A federal source, who spoke Wednesday to The Associated Press on the condition of anonymity, said investigators had discovered what appeared to be a fingerprint on a shard of glass from a broken window at Lefkow's house. The glass was flown to Washington for analysis at the FBI laboratory, the federal source told the AP.
The source also said a bloody shoe print, possibly that of a suspect, was found at the home.
Investigators believe the two victims were forced to lie on the basement floor before being shot, the Chicago Tribune reported Wednesday, citing unidentified sources.
A source told the AP that police found two .22-caliber shell casings at the scene.
Authorities were looking into the source of several phone calls Lefkow and her family received Sunday night that might have come from a correctional facility, the Chicago Sun-Times reported Wednesday, citing a police report. Police also were investigating reports that a mysterious car was parked near the home Monday morning, the Sun-Times and Tribune reported.
Police said the possibility that the slayings were committed by hate groups was "but one facet of our investigation" and cautioned against jumping to that conclusion.
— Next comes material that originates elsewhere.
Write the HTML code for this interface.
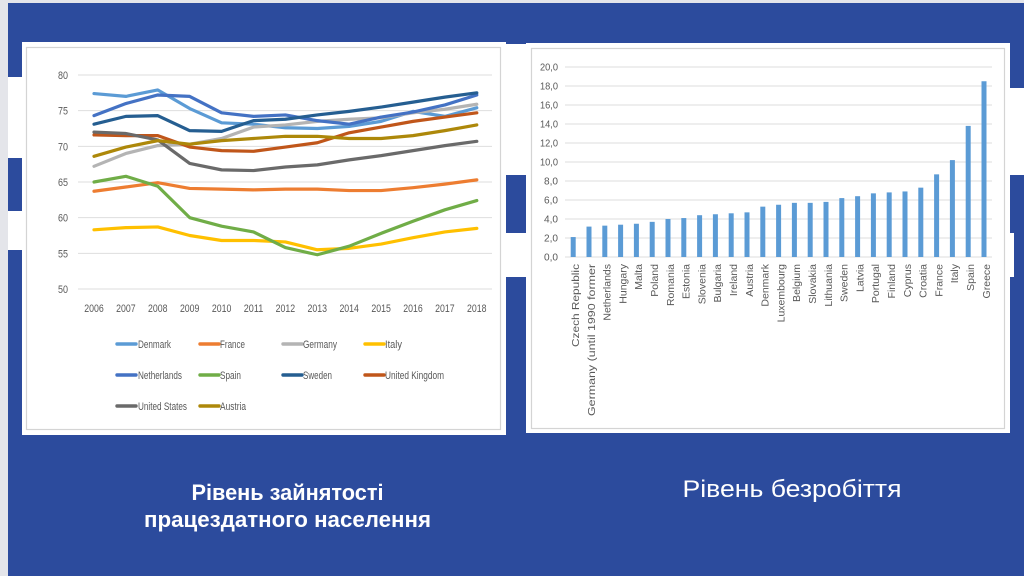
<!DOCTYPE html>
<html><head><meta charset="utf-8"><style>
html,body{margin:0;padding:0;background:#e4e5ea;}
svg{display:block;}
</style></head><body>
<svg width="1024" height="576" viewBox="0 0 1024 576" xmlns="http://www.w3.org/2000/svg" font-family="'Liberation Sans', 'Noto Sans CJK SC', sans-serif">
<rect x="0" y="0" width="1024" height="576" fill="#e4e5ea"/>
<rect x="8" y="3" width="1016" height="573" fill="#2c4b9d"/>
<!-- white bands -->
<rect x="8" y="77" width="16" height="81" fill="#ffffff"/>
<rect x="8" y="211" width="16" height="39" fill="#ffffff"/>
<rect x="500" y="44" width="30" height="131" fill="#ffffff"/>
<rect x="500" y="233" width="30" height="44" fill="#ffffff"/>
<rect x="1005" y="88" width="19" height="87" fill="#ffffff"/>
<rect x="1005" y="233" width="9" height="44" fill="#ffffff"/>

<!-- LEFT CHART -->
<rect x="22" y="42" width="484" height="393" fill="#ffffff"/>
<rect x="26.5" y="47.5" width="474" height="382" fill="none" stroke="#d4d4d4" stroke-width="1.2"/>
<g stroke="#dedede" stroke-width="1">
<line x1="78" y1="75" x2="492" y2="75"/>
<line x1="78" y1="110.67" x2="492" y2="110.67"/>
<line x1="78" y1="146.33" x2="492" y2="146.33"/>
<line x1="78" y1="182" x2="492" y2="182"/>
<line x1="78" y1="217.67" x2="492" y2="217.67"/>
<line x1="78" y1="253.33" x2="492" y2="253.33"/>
<line x1="78" y1="289" x2="492" y2="289"/>
</g>
<g fill="#595959" font-size="11" text-anchor="end">
<text x="68" y="79" textLength="10" lengthAdjust="spacingAndGlyphs">80</text>
<text x="68" y="114.7" textLength="10" lengthAdjust="spacingAndGlyphs">75</text>
<text x="68" y="150.3" textLength="10" lengthAdjust="spacingAndGlyphs">70</text>
<text x="68" y="186" textLength="10" lengthAdjust="spacingAndGlyphs">65</text>
<text x="68" y="221.7" textLength="10" lengthAdjust="spacingAndGlyphs">60</text>
<text x="68" y="257.3" textLength="10" lengthAdjust="spacingAndGlyphs">55</text>
<text x="68" y="293" textLength="10" lengthAdjust="spacingAndGlyphs">50</text>
</g>
<g fill="#595959" font-size="11" text-anchor="middle">
<text x="94" y="312" textLength="19.5" lengthAdjust="spacingAndGlyphs">2006</text>
<text x="125.9" y="312" textLength="19.5" lengthAdjust="spacingAndGlyphs">2007</text>
<text x="157.8" y="312" textLength="19.5" lengthAdjust="spacingAndGlyphs">2008</text>
<text x="189.7" y="312" textLength="19.5" lengthAdjust="spacingAndGlyphs">2009</text>
<text x="221.6" y="312" textLength="19.5" lengthAdjust="spacingAndGlyphs">2010</text>
<text x="253.5" y="312" textLength="19.5" lengthAdjust="spacingAndGlyphs">2011</text>
<text x="285.4" y="312" textLength="19.5" lengthAdjust="spacingAndGlyphs">2012</text>
<text x="317.3" y="312" textLength="19.5" lengthAdjust="spacingAndGlyphs">2013</text>
<text x="349.2" y="312" textLength="19.5" lengthAdjust="spacingAndGlyphs">2014</text>
<text x="381.1" y="312" textLength="19.5" lengthAdjust="spacingAndGlyphs">2015</text>
<text x="413" y="312" textLength="19.5" lengthAdjust="spacingAndGlyphs">2016</text>
<text x="444.9" y="312" textLength="19.5" lengthAdjust="spacingAndGlyphs">2017</text>
<text x="476.8" y="312" textLength="19.5" lengthAdjust="spacingAndGlyphs">2018</text>
</g>
<g fill="none" stroke-width="3.2" stroke-linejoin="round" stroke-linecap="round">
<polyline stroke="#5b9bd5" points="94,93.55 125.9,96.4 157.8,89.98 189.7,108.53 221.6,122.79 253.5,124.21 285.4,127.78 317.3,128.5 349.2,126.36 381.1,121.37 413,111.38 444.9,116.37 476.8,107.81"/>
<polyline stroke="#ed7d31" points="94,191.27 125.9,186.99 157.8,182.71 189.7,188.42 221.6,189.13 253.5,189.85 285.4,189.13 317.3,189.13 349.2,190.56 381.1,190.56 413,187.7 444.9,184.13 476.8,179.86"/>
<polyline stroke="#b4b4b4" points="94,166.3 125.9,153.46 157.8,145.61 189.7,144.19 221.6,138.48 253.5,127.07 285.4,124.93 317.3,121.37 349.2,119.23 381.1,117.8 413,112.81 444.9,109.24 476.8,104.25"/>
<polyline stroke="#ffc000" points="94,229.79 125.9,227.65 157.8,226.94 189.7,235.5 221.6,240.49 253.5,240.49 285.4,241.92 317.3,249.77 349.2,248.34 381.1,244.06 413,237.64 444.9,231.93 476.8,228.36"/>
<polyline stroke="#4472c4" points="94,115.66 125.9,103.53 157.8,94.97 189.7,96.4 221.6,112.81 253.5,116.37 285.4,114.95 317.3,120.65 349.2,124.21 381.1,117.08 413,112.09 444.9,104.96 476.8,94.97"/>
<polyline stroke="#70ad47" points="94,182 125.9,176.29 157.8,186.28 189.7,217.66 221.6,226.22 253.5,231.93 285.4,247.62 317.3,254.75 349.2,246.19 381.1,233.35 413,221.22 444.9,209.81 476.8,200.53"/>
<polyline stroke="#255e91" points="94,124.21 125.9,116.37 157.8,115.66 189.7,130.64 221.6,131.35 253.5,120.65 285.4,119.23 317.3,114.95 349.2,111.38 381.1,107.1 413,102.11 444.9,97.12 476.8,92.84"/>
<polyline stroke="#c0561a" points="94,134.92 125.9,135.63 157.8,135.63 189.7,147.05 221.6,150.61 253.5,151.33 285.4,147.05 317.3,142.77 349.2,132.78 381.1,127.07 413,121.37 444.9,117.08 476.8,112.81"/>
<polyline stroke="#6a6a6a" points="94,132.08 125.9,133.51 157.8,139.93 189.7,163.45 221.6,169.87 253.5,170.58 285.4,167.02 317.3,164.88 349.2,159.89 381.1,155.61 413,150.61 444.9,145.61 476.8,141.34"/>
<polyline stroke="#ad880a" points="94,156.31 125.9,147.05 157.8,140.63 189.7,144.19 221.6,140.63 253.5,138.48 285.4,136.34 317.3,136.34 349.2,138.48 381.1,138.48 413,135.63 444.9,130.64 476.8,124.93"/>
</g>
<!-- legend -->
<g stroke-width="3.4" stroke-linecap="round">
<line x1="117" y1="344" x2="136" y2="344" stroke="#5b9bd5"/>
<line x1="200" y1="344" x2="219" y2="344" stroke="#ed7d31"/>
<line x1="283" y1="344" x2="302" y2="344" stroke="#b4b4b4"/>
<line x1="365" y1="344" x2="384" y2="344" stroke="#ffc000"/>
<line x1="117" y1="375" x2="136" y2="375" stroke="#4472c4"/>
<line x1="200" y1="375" x2="219" y2="375" stroke="#70ad47"/>
<line x1="283" y1="375" x2="302" y2="375" stroke="#255e91"/>
<line x1="365" y1="375" x2="384" y2="375" stroke="#c0561a"/>
<line x1="117" y1="406" x2="136" y2="406" stroke="#6a6a6a"/>
<line x1="200" y1="406" x2="219" y2="406" stroke="#ad880a"/>
</g>
<g fill="#595959" font-size="11">
<text x="138" y="348" textLength="33" lengthAdjust="spacingAndGlyphs">Denmark</text>
<text x="220" y="348" textLength="25" lengthAdjust="spacingAndGlyphs">France</text>
<text x="303" y="348" textLength="34" lengthAdjust="spacingAndGlyphs">Germany</text>
<text x="385" y="348" textLength="17" lengthAdjust="spacingAndGlyphs">Italy</text>
<text x="138" y="379" textLength="44" lengthAdjust="spacingAndGlyphs">Netherlands</text>
<text x="220" y="379" textLength="21" lengthAdjust="spacingAndGlyphs">Spain</text>
<text x="303" y="379" textLength="29" lengthAdjust="spacingAndGlyphs">Sweden</text>
<text x="385" y="379" textLength="59" lengthAdjust="spacingAndGlyphs">United Kingdom</text>
<text x="138" y="410" textLength="49" lengthAdjust="spacingAndGlyphs">United States</text>
<text x="220" y="410" textLength="26" lengthAdjust="spacingAndGlyphs">Austria</text>
</g>

<!-- RIGHT CHART -->
<rect x="526" y="43" width="484" height="390" fill="#ffffff"/>
<rect x="531.5" y="48.5" width="473" height="380" fill="none" stroke="#d4d4d4" stroke-width="1.2"/>
<g stroke="#dedede" stroke-width="1">
<line x1="565" y1="257" x2="992" y2="257"/>
<line x1="565" y1="238" x2="992" y2="238"/>
<line x1="565" y1="219" x2="992" y2="219"/>
<line x1="565" y1="200" x2="992" y2="200"/>
<line x1="565" y1="181" x2="992" y2="181"/>
<line x1="565" y1="162" x2="992" y2="162"/>
<line x1="565" y1="143" x2="992" y2="143"/>
<line x1="565" y1="124" x2="992" y2="124"/>
<line x1="565" y1="105" x2="992" y2="105"/>
<line x1="565" y1="86" x2="992" y2="86"/>
<line x1="565" y1="67" x2="992" y2="67"/>
</g>
<g fill="#595959" font-size="10" text-anchor="end">
<text x="558" y="260.5" textLength="14" lengthAdjust="spacingAndGlyphs">0,0</text>
<text x="558" y="241.5" textLength="14" lengthAdjust="spacingAndGlyphs">2,0</text>
<text x="558" y="222.5" textLength="14" lengthAdjust="spacingAndGlyphs">4,0</text>
<text x="558" y="203.5" textLength="14" lengthAdjust="spacingAndGlyphs">6,0</text>
<text x="558" y="184.5" textLength="14" lengthAdjust="spacingAndGlyphs">8,0</text>
<text x="558" y="165.5" textLength="18" lengthAdjust="spacingAndGlyphs">10,0</text>
<text x="558" y="146.5" textLength="18" lengthAdjust="spacingAndGlyphs">12,0</text>
<text x="558" y="127.5" textLength="18" lengthAdjust="spacingAndGlyphs">14,0</text>
<text x="558" y="108.5" textLength="18" lengthAdjust="spacingAndGlyphs">16,0</text>
<text x="558" y="89.5" textLength="18" lengthAdjust="spacingAndGlyphs">18,0</text>
<text x="558" y="70.5" textLength="18" lengthAdjust="spacingAndGlyphs">20,0</text>
</g>
<g fill="#5b9bd5">
<rect x="570.7" y="237.05" width="5" height="19.95"/>
<rect x="586.5" y="226.6" width="5" height="30.4"/>
<rect x="602.3" y="225.65" width="5" height="31.35"/>
<rect x="618.1" y="224.7" width="5" height="32.3"/>
<rect x="633.9" y="223.75" width="5" height="33.25"/>
<rect x="649.7" y="221.85" width="5" height="35.15"/>
<rect x="665.5" y="219" width="5" height="38"/>
<rect x="681.3" y="218.05" width="5" height="38.95"/>
<rect x="697.1" y="215.2" width="5" height="41.8"/>
<rect x="712.9" y="214.25" width="5" height="42.75"/>
<rect x="728.7" y="213.3" width="5" height="43.7"/>
<rect x="744.5" y="212.35" width="5" height="44.65"/>
<rect x="760.3" y="206.65" width="5" height="50.35"/>
<rect x="776.1" y="204.75" width="5" height="52.25"/>
<rect x="791.9" y="202.85" width="5" height="54.15"/>
<rect x="807.7" y="202.85" width="5" height="54.15"/>
<rect x="823.5" y="201.9" width="5" height="55.1"/>
<rect x="839.3" y="198.1" width="5" height="58.9"/>
<rect x="855.1" y="196.2" width="5" height="60.8"/>
<rect x="870.9" y="193.35" width="5" height="63.65"/>
<rect x="886.7" y="192.4" width="5" height="64.6"/>
<rect x="902.5" y="191.45" width="5" height="65.55"/>
<rect x="918.3" y="187.65" width="5" height="69.35"/>
<rect x="934.1" y="174.35" width="5" height="82.65"/>
<rect x="949.9" y="160.1" width="5" height="96.9"/>
<rect x="965.7" y="125.9" width="5" height="131.1"/>
<rect x="981.5" y="81.25" width="5" height="175.75"/>
</g>
<g fill="#595959" font-size="10.5" text-anchor="end">
<text transform="translate(579,264) rotate(-90)" textLength="83" lengthAdjust="spacingAndGlyphs">Czech Republic</text>
<text transform="translate(594.8,264) rotate(-90)" textLength="152" lengthAdjust="spacingAndGlyphs">Germany (until 1990 former</text>
<text transform="translate(610.6,264) rotate(-90)">Netherlands</text>
<text transform="translate(626.4,264) rotate(-90)">Hungary</text>
<text transform="translate(642.2,264) rotate(-90)">Malta</text>
<text transform="translate(658,264) rotate(-90)">Poland</text>
<text transform="translate(673.8,264) rotate(-90)">Romania</text>
<text transform="translate(689.6,264) rotate(-90)">Estonia</text>
<text transform="translate(705.4,264) rotate(-90)">Slovenia</text>
<text transform="translate(721.2,264) rotate(-90)">Bulgaria</text>
<text transform="translate(737,264) rotate(-90)">Ireland</text>
<text transform="translate(752.8,264) rotate(-90)">Austria</text>
<text transform="translate(768.6,264) rotate(-90)">Denmark</text>
<text transform="translate(784.4,264) rotate(-90)">Luxembourg</text>
<text transform="translate(800.2,264) rotate(-90)">Belgium</text>
<text transform="translate(816,264) rotate(-90)">Slovakia</text>
<text transform="translate(831.8,264) rotate(-90)">Lithuania</text>
<text transform="translate(847.6,264) rotate(-90)">Sweden</text>
<text transform="translate(863.4,264) rotate(-90)">Latvia</text>
<text transform="translate(879.2,264) rotate(-90)">Portugal</text>
<text transform="translate(895,264) rotate(-90)">Finland</text>
<text transform="translate(910.8,264) rotate(-90)">Cyprus</text>
<text transform="translate(926.6,264) rotate(-90)">Croatia</text>
<text transform="translate(942.4,264) rotate(-90)">France</text>
<text transform="translate(958.2,264) rotate(-90)">Italy</text>
<text transform="translate(974,264) rotate(-90)">Spain</text>
<text transform="translate(989.8,264) rotate(-90)">Greece</text>
</g>

<!-- titles -->
<g fill="#ffffff" text-anchor="middle">
<text x="287.5" y="500" font-size="22" font-weight="bold" textLength="192" lengthAdjust="spacingAndGlyphs">Рівень зайнятості</text>
<text x="287.5" y="527" font-size="22" font-weight="bold" textLength="287" lengthAdjust="spacingAndGlyphs">працездатного населення</text>
<text x="792" y="497" font-size="24" textLength="219" lengthAdjust="spacingAndGlyphs">Рівень безробіття</text>
</g>
</svg>
</body></html>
As recently as last year, federal authorities took the murder plot that Hale hatched seriously enough that they provided protection for Lefkow for at least a few weeks and Chicago police stepped up patrols of her neighborhood. The Lefkows also took their own security measures, installing cameras on their front porch, said Mike Miner, a senior editor at the Chicago Reader and longtime friend of the couple.
Hale's father, retired East Peoria policeman Russell Hale, dismissed the notion that his son was involved in the slayings, saying he is under constant surveillance at the federal correctional center in Chicago and the FBI closely monitors his phone calls and visits with family members.
"There would be no way he could order anything," said Hale. "It's ridiculous."
Lefkow was nominated to the U.S. District Court bench by President Clinton in 2000. She has sentenced defendants in the political corruption case involving former Gov. George Ryan, decided the mental fitness of a man suspected of shooting a police officer and ordered the makers of Beanie Babies to pay $700,000 in a trademark case.
As Andersen went public with his concerns Wednesday, other judges and attorneys were wondering about their own safety.
Federal court officials in Detroit planned to discuss security at a meeting Wednesday, said David Weaver, administrator of the U.S. District Court in Detroit. He said he was not aware of any additional security measures being taken yet.
A spokesman for the U.S. Marshals Service said Wednesday in Washington he was unaware of an increase in requests for protection by federal judges. He said he would not disclose details of judges' security.
Andersen said he wanted to go public with his concerns because Lefkow would want him to speak out.
Andersen he did "not believe that any person in government has done anything wrong" in connection with the slayings, but said the attorney general and the secretary of homeland security should take the lead in making any changes in the level of security for judges and their families.